**DATASET ROWS**:
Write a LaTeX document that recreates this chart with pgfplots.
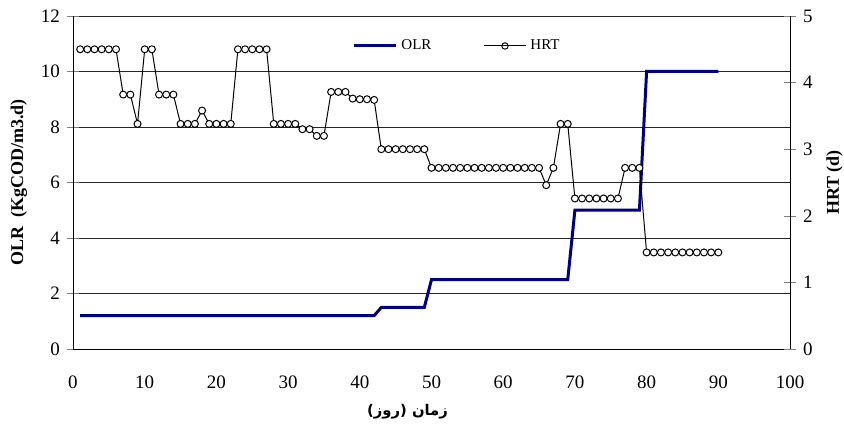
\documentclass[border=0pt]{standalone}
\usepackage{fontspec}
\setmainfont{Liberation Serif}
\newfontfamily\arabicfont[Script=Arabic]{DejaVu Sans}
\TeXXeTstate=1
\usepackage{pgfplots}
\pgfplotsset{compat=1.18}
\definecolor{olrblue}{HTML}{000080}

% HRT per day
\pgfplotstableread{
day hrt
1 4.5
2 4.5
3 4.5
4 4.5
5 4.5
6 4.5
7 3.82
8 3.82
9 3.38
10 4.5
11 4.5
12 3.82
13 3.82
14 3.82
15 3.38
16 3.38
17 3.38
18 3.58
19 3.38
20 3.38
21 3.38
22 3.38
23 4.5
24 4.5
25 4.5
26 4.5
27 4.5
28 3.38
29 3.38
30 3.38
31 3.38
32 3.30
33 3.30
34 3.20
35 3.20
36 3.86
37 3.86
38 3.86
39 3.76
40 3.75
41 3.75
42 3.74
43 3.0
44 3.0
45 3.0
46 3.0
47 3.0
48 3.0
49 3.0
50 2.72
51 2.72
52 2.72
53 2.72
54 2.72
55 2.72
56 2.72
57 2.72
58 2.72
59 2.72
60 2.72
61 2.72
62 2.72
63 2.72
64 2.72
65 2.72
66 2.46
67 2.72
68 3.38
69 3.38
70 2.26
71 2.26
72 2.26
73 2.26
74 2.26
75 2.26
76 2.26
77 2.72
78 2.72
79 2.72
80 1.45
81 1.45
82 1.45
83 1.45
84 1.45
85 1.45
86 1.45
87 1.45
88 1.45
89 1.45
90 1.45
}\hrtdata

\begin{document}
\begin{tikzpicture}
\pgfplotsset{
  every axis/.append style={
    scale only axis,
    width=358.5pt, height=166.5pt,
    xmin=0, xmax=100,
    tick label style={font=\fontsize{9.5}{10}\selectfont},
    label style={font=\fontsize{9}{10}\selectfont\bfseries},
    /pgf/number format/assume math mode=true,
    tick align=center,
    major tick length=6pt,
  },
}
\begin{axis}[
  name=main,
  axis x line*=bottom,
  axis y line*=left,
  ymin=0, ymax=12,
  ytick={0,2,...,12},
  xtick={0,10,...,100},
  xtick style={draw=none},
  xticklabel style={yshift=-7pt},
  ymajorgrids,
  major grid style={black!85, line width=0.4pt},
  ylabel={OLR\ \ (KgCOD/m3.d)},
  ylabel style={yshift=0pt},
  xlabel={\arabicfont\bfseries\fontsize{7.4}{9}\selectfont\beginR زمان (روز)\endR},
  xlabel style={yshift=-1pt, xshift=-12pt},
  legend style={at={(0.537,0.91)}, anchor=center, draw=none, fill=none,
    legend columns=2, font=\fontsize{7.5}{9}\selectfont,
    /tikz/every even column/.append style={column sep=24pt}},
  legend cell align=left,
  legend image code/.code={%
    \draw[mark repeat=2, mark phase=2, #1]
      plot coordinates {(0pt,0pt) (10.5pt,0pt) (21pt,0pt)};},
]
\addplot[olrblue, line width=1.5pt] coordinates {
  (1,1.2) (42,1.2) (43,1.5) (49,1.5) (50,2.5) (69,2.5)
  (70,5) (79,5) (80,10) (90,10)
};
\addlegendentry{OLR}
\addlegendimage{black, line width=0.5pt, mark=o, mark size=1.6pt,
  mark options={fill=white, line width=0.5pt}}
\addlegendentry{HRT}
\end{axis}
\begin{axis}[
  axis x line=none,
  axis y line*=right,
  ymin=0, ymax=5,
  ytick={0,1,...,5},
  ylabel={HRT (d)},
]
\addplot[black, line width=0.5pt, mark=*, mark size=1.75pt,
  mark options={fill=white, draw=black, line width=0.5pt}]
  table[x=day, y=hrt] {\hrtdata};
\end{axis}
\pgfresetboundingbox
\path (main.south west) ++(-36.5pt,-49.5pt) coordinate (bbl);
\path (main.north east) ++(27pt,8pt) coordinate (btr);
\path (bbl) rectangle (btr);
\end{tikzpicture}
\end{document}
==
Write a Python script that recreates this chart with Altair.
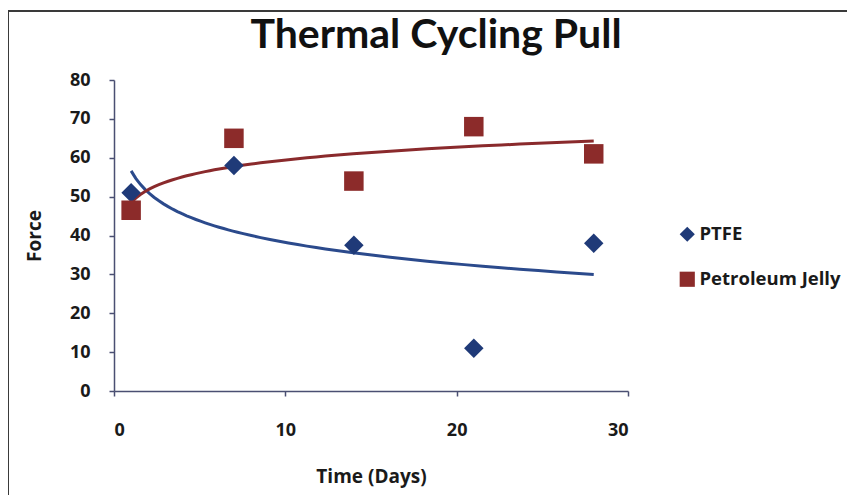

**SET EXERCISE**: Which lines include the word "that"? List them all.

**ANSWER IN FULL**:
Write a LaTeX document that recreates this chart with pgfplots.
Write a Python script that recreates this chart with Altair.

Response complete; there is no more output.